[522]. Можно предположить, что если подобные запреты воспроизводились в официальном документе, это было сделано не без надобности.
В регламенте ничего не говорилось об умывальниках. Конечно, солдаты мыли руки и лицо, но делалось это только с помощью холодной воды и не слишком часто. Брились не каждый день, однако как минимум раз в неделю – по воскресеньям. С другой стороны не стоит также впадать и в другую крайность – представлять себе казармы той эпохи как грязные бараки, наполненные нечистотами. Регламенты требовали ежедневной тщательной уборки комнат, коридоров, лестниц, двора и пространства в 4 туаза (8 метров) с внешней стороны зданий. О том, что во многих случаях это строго выполнялось, говорят нам мемуары современников. Вот что рассказывает гренадер Старой гвардии Куанье: «Когда этот строгий командир (генерал Дорсенн) проходил по казарменным помещениям, он проводил пальцем по полкам для хранения хлеба, и если находил там пыль, то старший по комнате получал четыре дня ареста. Он осматривал наши кровати, наши личные вещи и, не дай Бог, находил там грязное белье!»[523]
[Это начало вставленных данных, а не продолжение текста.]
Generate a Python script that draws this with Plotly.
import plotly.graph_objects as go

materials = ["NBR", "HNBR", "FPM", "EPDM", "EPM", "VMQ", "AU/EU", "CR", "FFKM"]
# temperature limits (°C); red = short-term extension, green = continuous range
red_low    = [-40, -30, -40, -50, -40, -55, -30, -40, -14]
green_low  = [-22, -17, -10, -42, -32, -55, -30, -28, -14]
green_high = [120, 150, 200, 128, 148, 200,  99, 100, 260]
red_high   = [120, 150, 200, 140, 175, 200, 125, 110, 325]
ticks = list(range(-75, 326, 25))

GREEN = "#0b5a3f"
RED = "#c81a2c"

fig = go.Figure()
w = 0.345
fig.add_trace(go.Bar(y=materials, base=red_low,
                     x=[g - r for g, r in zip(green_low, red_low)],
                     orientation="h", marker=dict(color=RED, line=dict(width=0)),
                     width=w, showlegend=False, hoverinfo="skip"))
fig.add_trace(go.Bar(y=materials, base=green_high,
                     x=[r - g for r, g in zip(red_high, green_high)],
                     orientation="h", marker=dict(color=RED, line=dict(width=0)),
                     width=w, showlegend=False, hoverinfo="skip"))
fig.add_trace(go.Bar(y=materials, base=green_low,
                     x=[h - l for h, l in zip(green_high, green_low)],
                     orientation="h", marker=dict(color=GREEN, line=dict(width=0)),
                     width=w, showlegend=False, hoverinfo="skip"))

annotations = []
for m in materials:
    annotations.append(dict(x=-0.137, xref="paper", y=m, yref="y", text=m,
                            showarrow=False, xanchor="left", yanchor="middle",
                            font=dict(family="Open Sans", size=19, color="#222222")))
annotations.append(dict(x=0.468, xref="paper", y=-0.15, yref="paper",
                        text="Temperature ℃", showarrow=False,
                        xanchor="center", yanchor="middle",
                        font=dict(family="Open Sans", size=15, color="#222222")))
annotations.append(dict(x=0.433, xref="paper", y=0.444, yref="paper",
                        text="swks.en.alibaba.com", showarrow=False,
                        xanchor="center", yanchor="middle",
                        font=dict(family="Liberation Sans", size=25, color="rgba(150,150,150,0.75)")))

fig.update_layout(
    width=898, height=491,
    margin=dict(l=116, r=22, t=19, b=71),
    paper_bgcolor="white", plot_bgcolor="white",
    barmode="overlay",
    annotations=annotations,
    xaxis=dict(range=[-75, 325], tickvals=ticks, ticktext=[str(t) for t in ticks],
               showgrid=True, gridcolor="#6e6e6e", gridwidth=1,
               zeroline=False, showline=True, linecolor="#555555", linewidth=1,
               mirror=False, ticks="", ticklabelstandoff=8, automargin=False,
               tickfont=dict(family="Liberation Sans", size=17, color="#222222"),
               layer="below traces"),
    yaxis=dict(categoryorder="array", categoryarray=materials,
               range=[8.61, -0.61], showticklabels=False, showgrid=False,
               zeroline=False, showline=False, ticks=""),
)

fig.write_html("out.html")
Как же выглядели французские казармы эпохи Наполеона? Многое в них походило на казармы любой армии любого века, однако были и такие детали, которые, без сомнения, будут неожиданными для человека, знакомого лишь с современной военной жизнью.
Солдаты обычно располагались в комнатах по 14–18 человек, чаще из одного и того же отделения и взвода. Капралы жили вместе с рядовыми и были старшими по комнате. Капрал-фурьеры, сержанты и старшие сержанты, а также тамбур-мажоры располагались в отдельных помещениях. Что же касается офицеров, они не так-то часто жили в казармах, но если это имело место, то для них старались выделить квартиры или комнаты в отдельном здании.
Читателей, наверное, удивит, что солдаты спали по двое на одной кровати, и только унтер-офицеры (разумеется, и офицеры) имели отдельное ложе. Человека, с которым спали вместе, называли «товарищ по постели» (camarade de lit)… Впрочем, мы сразу предупреждаем, что из этого не следует делать никаких выводов, которые могут напрашиваться под влиянием современной культуры. Упоминания о гомосексуализме во французских казармах не встречаются решительно ни в одних мемуарах и дневниках этой эпохи, а столь странное по теперешним меркам размещение солдат объяснялось весьма прозаическими соображениями экономии материалов и отопления.
Отсутствие всяческих извращений еще, впрочем, не означает, что спать вдвоем на одном ложе было большим удовольствием, особенно если учитывать, что регламентированная ширина кровати была лишь 110 см (длина 190 см). Вот что вспоминает будущий генерал Марбо о первых мгновениях своей военной карьеры, когда он, хрупкий семнадцатилетний юноша из «хорошей» семьи, записался в гусары: «Это было в первую ночь, которую я ночевал в казарме. Едва я лег спать, как здоровенный гусар, пришедший час спустя всех остальных, приблизился к моей кровати и, увидев, что там уже кто-то есть, снял со стены лампу и поставил мне ее под нос, чтобы разглядеть меня. Потом он начал раздеваться. Видя, как он снимает одежду, я был далек от мысли, что он имеет намерение лечь рядом со мной, но скоро понял, что ошибался, так как он весьма резко сказал: “Подвинься, салага!” Затем он залез на кровать, так что занял добрых три четверти ее, и тотчас же заснул, начав громко храпеть. Я не смог сомкнуть глаз, особенно из-за запаха, который распространял пакет, который мой товарищ засунул под валик, служивший нам подушкой… Оказалось, что мой любезный коллега был полковым сапожником, а пакет был его передником, пропитанным смолой, которой сапожники смолят свои нитки…»[524].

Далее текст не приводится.